Understanding a cop’s sixth sense

By Ted Malanda

People who drive old cars know this only too well. The moment their jalopies see a cop, they kind of just sputter to a halt.

The darned thing will have been rattling along smoothly but the second it sees the boys in blue, it gets so terrified that it dies of engine failure. It’s a given that even before the cop starts swaggering towards you while menacingly palming his swagger stick, he will have noticed six traffic transgressions to slap you with.

It’s the same with an Identity Card. When I was a teenager, my life was a virtual hell since my nocturnal escapades were conducted in terror of police who demanded this all-too-important document that I had not acquired.

Curiously, their queries stopped the moment I gave a drunken clerk Sh20 in Kakamega and acquired it.
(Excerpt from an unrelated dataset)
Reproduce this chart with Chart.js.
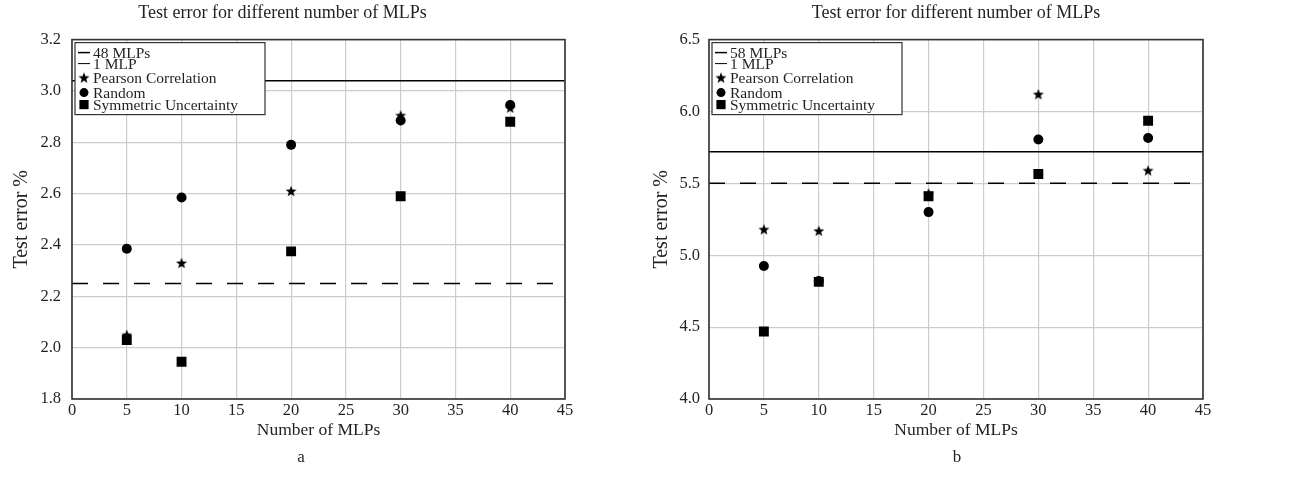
<!DOCTYPE html>
<html>
<head>
<meta charset="utf-8">
<script src="https://cdn.jsdelivr.net/npm/chart.js@4.4.0/dist/chart.umd.min.js"></script>
<style>
  html, body { margin: 0; padding: 0; background: #fff; }
  body { width: 1298px; height: 483px; position: relative; overflow: hidden; font-family: "Liberation Serif", serif; color: #231f20; }
  canvas { position: absolute; top: 0; }
  #chartA { left: 0; }
  #chartB { left: 637px; }
  .caption { position: absolute; top: 447px; font-size: 17px; transform: translateX(-50%); }
</style>
</head>
<body>
<canvas id="chartA" width="628" height="450"></canvas>
<canvas id="chartB" width="661" height="450"></canvas>
<div class="caption" style="left:301px">a</div>
<div class="caption" style="left:957px">b</div>
<script>
// ===== Data =====
const mlpCounts = [5, 10, 20, 30, 40];
const xTickValues = [0, 5, 10, 15, 20, 25, 30, 35, 40, 45];

// panel a
const yTicksA = [1.8, 2.0, 2.2, 2.4, 2.6, 2.8, 3.0, 3.2];
const pearsonA = [2.05, 2.33, 2.61, 2.905, 2.935];
const randomA = [2.385, 2.585, 2.79, 2.885, 2.945];
const symmetricA = [2.03, 1.945, 2.375, 2.59, 2.88];
const allMlpsA = 3.04; // 48 MLPs
const oneMlpA = 2.25;

// panel b
const yTicksB = [4.0, 4.5, 5.0, 5.5, 6.0, 6.5];
const pearsonB = [5.18, 5.17, 5.43, 6.12, 5.59];
const randomB = [4.925, 4.82, 5.3, 5.805, 5.815];
const symmetricB = [4.47, 4.815, 5.41, 5.565, 5.935];
const allMlpsB = 5.72; // 58 MLPs
const oneMlpB = 5.5;

const chartTitle = "Test error for different number of MLPs";
const ink = "#231f20";
const gridColor = "#cccccc";
const serif = "'Liberation Serif', 'Times New Roman', serif";

// ===== Helpers =====
function starImage(r) {
  const size = Math.ceil(r * 2) + 2;
  const c = document.createElement("canvas");
  c.width = size;
  c.height = size;
  const g = c.getContext("2d");
  const cx = size / 2, cy = size / 2 + 0.5;
  g.beginPath();
  for (let i = 0; i < 10; i++) {
    const rad = i % 2 === 0 ? r : r * 0.42;
    const a = -Math.PI / 2 + (i * Math.PI) / 5;
    g.lineTo(cx + rad * Math.cos(a), cy + rad * Math.sin(a));
  }
  g.closePath();
  g.fillStyle = "#000";
  g.fill();
  return c;
}
const starStyle = starImage(5.8);

const toPoints = (ys) => mlpCounts.map((x, i) => ({ x, y: ys[i] }));
const levelPoints = (v) => [xTickValues[0], xTickValues[xTickValues.length - 1]].map((x) => ({ x, y: v }));

function buildDatasets(allLabel, allLevel, oneLevel, pearson, random, symmetric) {
  return [
    { label: allLabel, data: levelPoints(allLevel), showLine: true, borderColor: "#000", borderWidth: 1.5, pointRadius: 0, order: 5 },
    { label: "1 MLP", data: levelPoints(oneLevel), showLine: true, borderColor: "#000", borderWidth: 1.5, borderDash: [16, 15], pointRadius: 0, order: 4 },
    { label: "Pearson Correlation", data: toPoints(pearson), pointStyle: starStyle, pointRadius: 6, backgroundColor: "#000", borderWidth: 0, order: 3 },
    { label: "Random", data: toPoints(random), pointStyle: "circle", pointRadius: 5, backgroundColor: "#000", borderWidth: 0, order: 2 },
    { label: "Symmetric Uncertainty", data: toPoints(symmetric), pointStyle: "rect", pointRadius: 7, backgroundColor: "#000", borderWidth: 0, order: 1 },
  ];
}

// frame round the plot + boxed legend inside it
const framePlugin = {
  id: "frame",
  afterDatasetsDraw(chart) {
    const { ctx, chartArea: a } = chart;
    ctx.save();
    ctx.strokeStyle = "#333";
    ctx.lineWidth = 1.6;
    ctx.strokeRect(a.left, a.top, a.right - a.left, a.bottom - a.top);
    ctx.restore();
  },
};

const boxLegend = {
  id: "boxLegend",
  afterDatasetsDraw(chart, args, opts) {
    const { ctx, chartArea } = chart;
    const x0 = chartArea.left + opts.dx, y0 = chartArea.top + opts.dy;
    ctx.save();
    ctx.fillStyle = "#fff";
    ctx.fillRect(x0, y0, opts.w, opts.h);
    ctx.strokeStyle = "#333";
    ctx.lineWidth = 1.2;
    ctx.strokeRect(x0, y0, opts.w, opts.h);
    ctx.font = `${opts.fontSize}px ${serif}`;
    ctx.textBaseline = "middle";
    chart.data.datasets.forEach((ds, i) => {
      const cy = y0 + opts.rows[i];
      ctx.fillStyle = "#000";
      ctx.strokeStyle = "#000";
      if (ds.showLine) {
        ctx.lineWidth = i === 0 ? 1.5 : 1;
        ctx.beginPath();
        ctx.moveTo(x0 + 3, cy);
        ctx.lineTo(x0 + 15, cy);
        ctx.stroke();
      } else {
        Chart.helpers.drawPoint(ctx, { pointStyle: ds.pointStyle, radius: ds.pointRadius - 0.5, rotation: 0, borderWidth: 0 }, x0 + 9, cy);
      }
      ctx.fillStyle = ink;
      ctx.fillText(ds.label, x0 + 18, cy + 1);
    });
    ctx.restore();
  },
};

function makeOptions(cfg) {
  const tickFont = { family: serif, size: 16.5 };
  return {
    responsive: false,
    animation: false,
    layout: { padding: { left: 0, right: cfg.padRight, top: 0, bottom: 0 } },
    plugins: {
      legend: { display: false },
      tooltip: { enabled: false },
      title: {
        display: true,
        fullSize: cfg.titleFull,
        text: chartTitle,
        color: ink,
        font: { family: serif, size: 18, weight: "normal" },
        padding: { top: 2, bottom: 16 },
      },
      boxLegend: { dx: 3, dy: 3, w: 190, h: 72, fontSize: 15.5, rows: [10, 21, 35, 50, 62] },
    },
    scales: {
      x: {
        type: "linear",
        min: xTickValues[0],
        max: xTickValues[xTickValues.length - 1],
        afterBuildTicks: (s) => { s.ticks = xTickValues.map((value) => ({ value })); },
        afterFit: (s) => { s.height = 51; },
        grid: { color: gridColor, lineWidth: 1.2, drawTicks: false },
        border: { display: false },
        ticks: { color: ink, font: tickFont, padding: 2, maxRotation: 0 },
        title: { display: true, text: "Number of MLPs", color: ink, font: { family: serif, size: 17.5 }, padding: { top: 0, bottom: 9 } },
      },
      y: {
        type: "linear",
        min: cfg.yTicks[0],
        max: cfg.yTicks[cfg.yTicks.length - 1],
        afterBuildTicks: (s) => { s.ticks = cfg.yTicks.map((value) => ({ value })); },
        afterFit: (s) => { s.width = 72; },
        grid: { color: gridColor, lineWidth: 1.2, drawTicks: false },
        border: { display: false },
        ticks: { color: ink, font: tickFont, padding: cfg.tickPad, callback: (v) => Number(v).toFixed(1) },
        title: { display: true, text: "Test error %", color: ink, font: { family: serif, size: 20 }, padding: { top: cfg.titlePad, bottom: 0 } },
      },
    },
  };
}

new Chart(document.getElementById("chartA"), {
  type: "scatter",
  data: { datasets: buildDatasets("48 MLPs", allMlpsA, oneMlpA, pearsonA, randomA, symmetricA) },
  options: makeOptions({ yTicks: yTicksA, padRight: 63, tickPad: 11, titlePad: 10, titleFull: true }),
  plugins: [framePlugin, boxLegend],
});

new Chart(document.getElementById("chartB"), {
  type: "scatter",
  data: { datasets: buildDatasets("58 MLPs", allMlpsB, oneMlpB, pearsonB, randomB, symmetricB) },
  options: makeOptions({ yTicks: yTicksB, padRight: 95, tickPad: 9, titlePad: 13, titleFull: false }),
  plugins: [framePlugin, boxLegend],
});
</script>
</body>
</html>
It’s as if they instinctively knew that I had it.

In my adult life, it never ceases to amaze me that whenever I drive without a licence, traffic cops always flag me down, ditto when my car has one fault or other.
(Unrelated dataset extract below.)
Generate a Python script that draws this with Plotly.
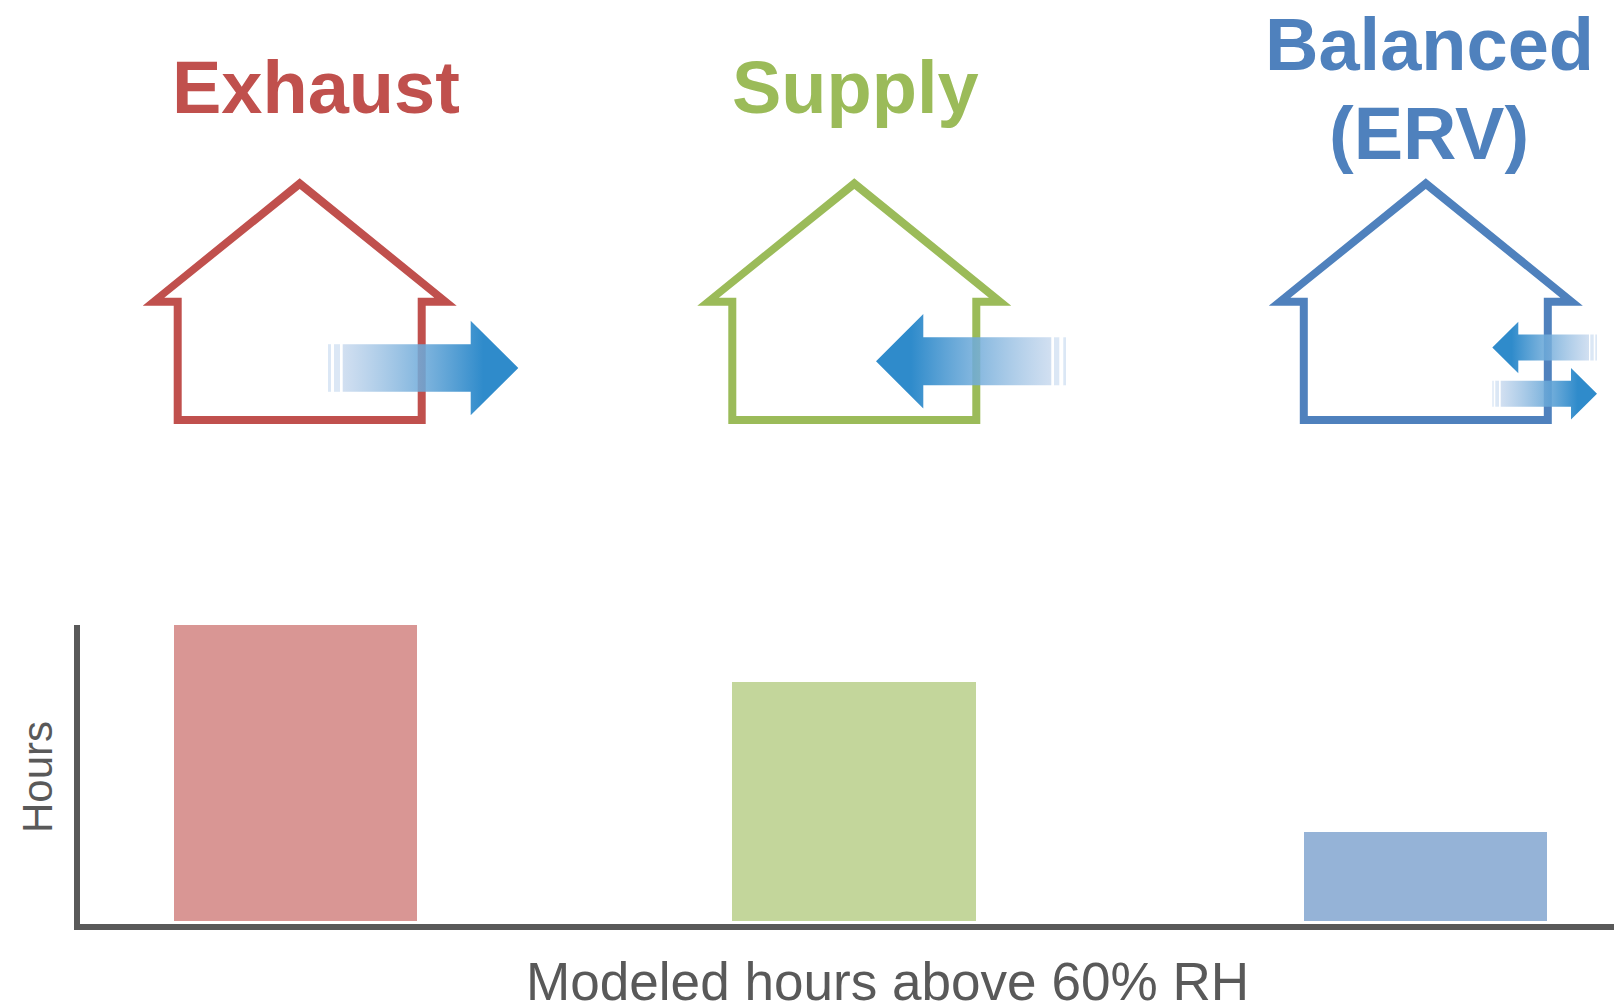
import plotly.graph_objects as go

W, H = 1614, 1005

# Chart values
systems = ["Exhaust", "Supply", "Balanced (ERV)"]
hours = [100, 80.7, 30.1]
bar_colors = ["#d99694", "#c3d69b", "#95b3d7"]
line_colors = ["#c0504d", "#9bbb59", "#4f81bd"]

# Horizontal layout of the three columns, in page pixels
bar_centers = [295.5, 854, 1425.5]
bar_width = 243.5
house_centers = [299.7, 854.3, 1425.8]

TEXT_GREY = "#595959"
FONT = "Liberation Sans"
ARROW_SOLID = "rgba(47,139,203,1)"
ARROW_FADED = "rgba(190,210,235,0.7)"
STRIP_FILL = "rgba(200,218,240,0.65)"

PLOT_L, PLOT_T, PLOT_B = 80, 625, 924
BAR_FLOOR_GAP = 3
UNITS_PER_PX = 100 / 296

fig = go.Figure()

fig.add_trace(go.Bar(
    x=bar_centers, y=hours, width=bar_width,
    marker=dict(color=bar_colors, line_width=0),
    customdata=systems, showlegend=False,
    hovertemplate="%{customdata}: %{y}<extra></extra>",
))


def house_path(cx):
    """Outline of a house as an outer contour with a reversed inner contour."""
    top, eave_o, eave_i, base_o, base_i = 178.3, 305.7, 297.7, 424, 416
    outer = [(cx, top), (cx + 157, eave_o), (cx + 126, eave_o), (cx + 126, base_o),
             (cx - 126, base_o), (cx - 126, eave_o), (cx - 157, eave_o)]
    inner = [(cx, 189), (cx - 135.4, eave_i), (cx - 118, eave_i), (cx - 118, base_i),
             (cx + 118, base_i), (cx + 118, eave_i), (cx + 134.6, eave_i)]
    xs = [p[0] for p in outer] + [outer[0][0], None] + [p[0] for p in inner] + [inner[0][0]]
    ys = [p[1] for p in outer] + [outer[0][1], None] + [p[1] for p in inner] + [inner[0][1]]
    return xs, ys


for cx, color, name in zip(house_centers, line_colors, systems):
    xs, ys = house_path(cx)
    fig.add_trace(go.Scatter(
        x=xs, y=ys, xaxis="x2", yaxis="y2", mode="lines",
        line=dict(width=0), fill="toself", fillcolor=color,
        name=name, showlegend=False, hoverinfo="skip",
    ))


def add_arrow(tail, head_base, tip, mid_y, shaft_half, head_half, strips):
    """Fading block arrow from tail to tip, with broken strips behind the tail."""
    points = [(tail, mid_y - shaft_half), (head_base, mid_y - shaft_half),
              (head_base, mid_y - head_half), (tip, mid_y),
              (head_base, mid_y + head_half), (head_base, mid_y + shaft_half),
              (tail, mid_y + shaft_half), (tail, mid_y - shaft_half)]
    if tip > tail:
        scale = [[0, ARROW_FADED], [0.8, ARROW_SOLID], [1, ARROW_SOLID]]
    else:
        scale = [[0, ARROW_SOLID], [0.2, ARROW_SOLID], [1, ARROW_FADED]]
    fig.add_trace(go.Scatter(
        x=[p[0] for p in points], y=[p[1] for p in points],
        xaxis="x2", yaxis="y2", mode="lines", line=dict(width=0),
        fill="toself", fillcolor=ARROW_SOLID,
        fillgradient=dict(type="horizontal", colorscale=scale),
        showlegend=False, hoverinfo="skip",
    ))
    for x0, x1 in strips:
        fig.add_trace(go.Scatter(
            x=[x0, x1, x1, x0, x0],
            y=[mid_y - shaft_half, mid_y - shaft_half, mid_y + shaft_half,
               mid_y + shaft_half, mid_y - shaft_half],
            xaxis="x2", yaxis="y2", mode="lines", line=dict(width=0),
            fill="toself", fillcolor=STRIP_FILL,
            showlegend=False, hoverinfo="skip",
        ))


add_arrow(342.7, 470.7, 518.3, 368, 23.8, 47.3, [(328, 331), (334, 340)])
add_arrow(1051.3, 923.3, 876, 361.3, 24, 47.3, [(1054, 1059.3), (1063.3, 1066)])
add_arrow(1589, 1518.3, 1492.3, 347.5, 13, 25.8, [(1590.3, 1593.7), (1595.3, 1597)])
add_arrow(1500.7, 1571, 1597, 393.7, 13, 25.7, [(1492.3, 1493.7), (1495.3, 1499)])


def page_text(text, x, y, size, color, bold=False, angle=0):
    fig.add_annotation(
        text=f"<b>{text}</b>" if bold else text,
        x=x / W, y=1 - y / H, xref="paper", yref="paper",
        xanchor="center", yanchor="middle", showarrow=False, textangle=angle,
        font=dict(family=FONT, size=size, color=color),
    )


page_text("Exhaust", 316, 88, 74, line_colors[0], bold=True)
page_text("Supply", 855.5, 88, 74, line_colors[1], bold=True)
page_text("Balanced", 1429, 44, 74, line_colors[2], bold=True)
page_text("(ERV)", 1429, 134, 74, line_colors[2], bold=True)
page_text("Modeled hours above 60% RH", 887.5, 981, 53.1, TEXT_GREY)
page_text("Hours", 37, 777, 42, TEXT_GREY, angle=-90)

axis_line = dict(showline=True, linecolor=TEXT_GREY, linewidth=6, showgrid=False,
                 zeroline=False, showticklabels=False, ticks="", fixedrange=True)

fig.update_layout(
    width=W, height=H, autosize=False,
    margin=dict(l=0, r=0, t=0, b=0),
    paper_bgcolor="white", plot_bgcolor="rgba(0,0,0,0)",
    showlegend=False, bargap=0,
    xaxis=dict(domain=[PLOT_L / W, 1], range=[PLOT_L, W], **axis_line),
    yaxis=dict(domain=[1 - PLOT_B / H, 1 - PLOT_T / H],
               range=[-BAR_FLOOR_GAP * UNITS_PER_PX, 100], **axis_line),
    # Full-page pixel axes for the house outlines and arrows
    xaxis2=dict(domain=[0, 1], range=[0, W], anchor="y2", visible=False, fixedrange=True),
    yaxis2=dict(domain=[0, 1], range=[H, 0], anchor="x2", visible=False, fixedrange=True),
)

fig.write_html("out.html", config=dict(displayModeBar=False))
But when the bird is in good shape and my paperwork is perfect, they don’t show the least interest in me even when I take it upon myself to stop without being flagged down.
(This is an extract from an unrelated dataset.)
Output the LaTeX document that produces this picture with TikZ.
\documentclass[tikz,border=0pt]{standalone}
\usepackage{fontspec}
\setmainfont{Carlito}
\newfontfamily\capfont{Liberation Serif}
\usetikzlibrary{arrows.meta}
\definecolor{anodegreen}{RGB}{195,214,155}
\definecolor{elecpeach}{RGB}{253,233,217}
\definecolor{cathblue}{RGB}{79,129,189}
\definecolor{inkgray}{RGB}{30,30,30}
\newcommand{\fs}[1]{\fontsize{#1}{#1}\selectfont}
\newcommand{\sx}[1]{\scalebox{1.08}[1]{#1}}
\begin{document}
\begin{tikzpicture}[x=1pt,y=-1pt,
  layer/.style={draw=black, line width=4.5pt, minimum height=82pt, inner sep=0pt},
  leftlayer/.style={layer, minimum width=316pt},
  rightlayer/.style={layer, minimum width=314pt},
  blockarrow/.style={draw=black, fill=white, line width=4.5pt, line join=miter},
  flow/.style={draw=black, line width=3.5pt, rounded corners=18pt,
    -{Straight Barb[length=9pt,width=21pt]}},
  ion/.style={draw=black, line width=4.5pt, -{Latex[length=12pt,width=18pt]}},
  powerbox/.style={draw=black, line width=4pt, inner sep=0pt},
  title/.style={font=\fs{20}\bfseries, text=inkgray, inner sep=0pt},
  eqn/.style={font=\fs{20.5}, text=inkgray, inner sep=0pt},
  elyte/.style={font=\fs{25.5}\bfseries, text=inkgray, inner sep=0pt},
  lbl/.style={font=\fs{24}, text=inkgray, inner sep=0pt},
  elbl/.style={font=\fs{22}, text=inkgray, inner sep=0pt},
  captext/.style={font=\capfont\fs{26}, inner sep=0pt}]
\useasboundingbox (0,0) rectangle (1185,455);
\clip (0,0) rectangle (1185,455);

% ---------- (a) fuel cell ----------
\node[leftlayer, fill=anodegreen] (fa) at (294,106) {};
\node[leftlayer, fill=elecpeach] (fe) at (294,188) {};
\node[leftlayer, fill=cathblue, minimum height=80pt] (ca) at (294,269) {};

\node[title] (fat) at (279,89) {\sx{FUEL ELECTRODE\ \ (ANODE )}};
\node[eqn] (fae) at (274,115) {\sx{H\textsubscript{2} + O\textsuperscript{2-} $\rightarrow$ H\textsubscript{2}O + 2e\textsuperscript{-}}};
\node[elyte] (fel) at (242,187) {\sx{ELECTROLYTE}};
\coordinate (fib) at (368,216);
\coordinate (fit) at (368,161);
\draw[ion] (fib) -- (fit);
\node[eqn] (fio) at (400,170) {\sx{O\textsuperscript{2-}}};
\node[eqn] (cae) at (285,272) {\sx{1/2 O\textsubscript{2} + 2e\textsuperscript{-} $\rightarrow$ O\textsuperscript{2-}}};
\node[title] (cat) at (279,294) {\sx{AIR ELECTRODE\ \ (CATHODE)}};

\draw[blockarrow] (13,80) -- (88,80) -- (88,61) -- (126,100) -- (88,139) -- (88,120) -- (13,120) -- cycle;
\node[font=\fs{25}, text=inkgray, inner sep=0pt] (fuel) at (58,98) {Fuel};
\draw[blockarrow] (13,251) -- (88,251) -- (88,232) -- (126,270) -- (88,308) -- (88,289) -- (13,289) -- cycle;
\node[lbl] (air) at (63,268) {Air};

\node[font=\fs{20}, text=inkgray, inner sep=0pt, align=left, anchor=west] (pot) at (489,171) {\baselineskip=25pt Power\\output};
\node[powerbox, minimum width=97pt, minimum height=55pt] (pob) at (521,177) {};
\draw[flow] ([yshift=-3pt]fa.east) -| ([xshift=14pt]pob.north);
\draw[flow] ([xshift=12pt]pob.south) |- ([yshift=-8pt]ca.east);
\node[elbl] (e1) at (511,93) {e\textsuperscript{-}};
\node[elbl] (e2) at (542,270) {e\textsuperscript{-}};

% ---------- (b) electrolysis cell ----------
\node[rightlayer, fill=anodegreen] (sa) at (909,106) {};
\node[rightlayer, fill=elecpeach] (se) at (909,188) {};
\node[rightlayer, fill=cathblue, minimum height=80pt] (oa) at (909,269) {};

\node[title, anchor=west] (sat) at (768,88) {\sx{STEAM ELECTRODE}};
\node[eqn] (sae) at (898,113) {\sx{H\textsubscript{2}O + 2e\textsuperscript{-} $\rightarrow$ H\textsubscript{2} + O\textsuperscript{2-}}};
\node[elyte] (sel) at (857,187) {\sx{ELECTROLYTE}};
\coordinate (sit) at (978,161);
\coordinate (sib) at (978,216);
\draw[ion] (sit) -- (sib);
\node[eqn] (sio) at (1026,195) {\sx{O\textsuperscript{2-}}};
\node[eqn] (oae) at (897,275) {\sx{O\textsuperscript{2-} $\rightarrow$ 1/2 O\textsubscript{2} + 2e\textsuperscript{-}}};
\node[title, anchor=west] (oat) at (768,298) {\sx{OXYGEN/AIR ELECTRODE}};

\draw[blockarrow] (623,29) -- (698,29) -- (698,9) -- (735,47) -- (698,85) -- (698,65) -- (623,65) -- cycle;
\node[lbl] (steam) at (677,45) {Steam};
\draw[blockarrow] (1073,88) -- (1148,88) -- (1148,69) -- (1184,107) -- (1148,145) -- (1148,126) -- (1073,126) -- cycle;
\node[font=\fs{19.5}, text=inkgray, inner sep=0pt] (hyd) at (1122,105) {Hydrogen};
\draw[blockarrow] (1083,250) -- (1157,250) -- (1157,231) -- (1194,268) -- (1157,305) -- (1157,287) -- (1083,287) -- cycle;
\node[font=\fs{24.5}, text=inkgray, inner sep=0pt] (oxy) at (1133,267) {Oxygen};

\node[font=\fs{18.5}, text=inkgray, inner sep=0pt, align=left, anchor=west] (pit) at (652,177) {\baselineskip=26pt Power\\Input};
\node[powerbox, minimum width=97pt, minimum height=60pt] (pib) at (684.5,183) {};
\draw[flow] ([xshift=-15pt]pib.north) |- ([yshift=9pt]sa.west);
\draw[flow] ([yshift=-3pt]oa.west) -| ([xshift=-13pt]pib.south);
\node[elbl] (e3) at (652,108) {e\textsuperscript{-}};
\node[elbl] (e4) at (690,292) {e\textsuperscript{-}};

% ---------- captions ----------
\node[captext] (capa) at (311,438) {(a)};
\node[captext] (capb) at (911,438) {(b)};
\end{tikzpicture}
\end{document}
But the people whose sixth sense I respect most are city council askaris. These brothers have an uncanny ability of knowing just when a back lane is filled with illegally parked cars.

If Philip Kisia ever wonders why his coffers are empty, it’s because only a fraction of the drivers whose cars are towed get to pay the stipulated fines.

Thankfully, theirs is an act of mercy, not corruption. They understand that we live in tough economic times and a Sh6,000 fine is simply too much for harassed citizens.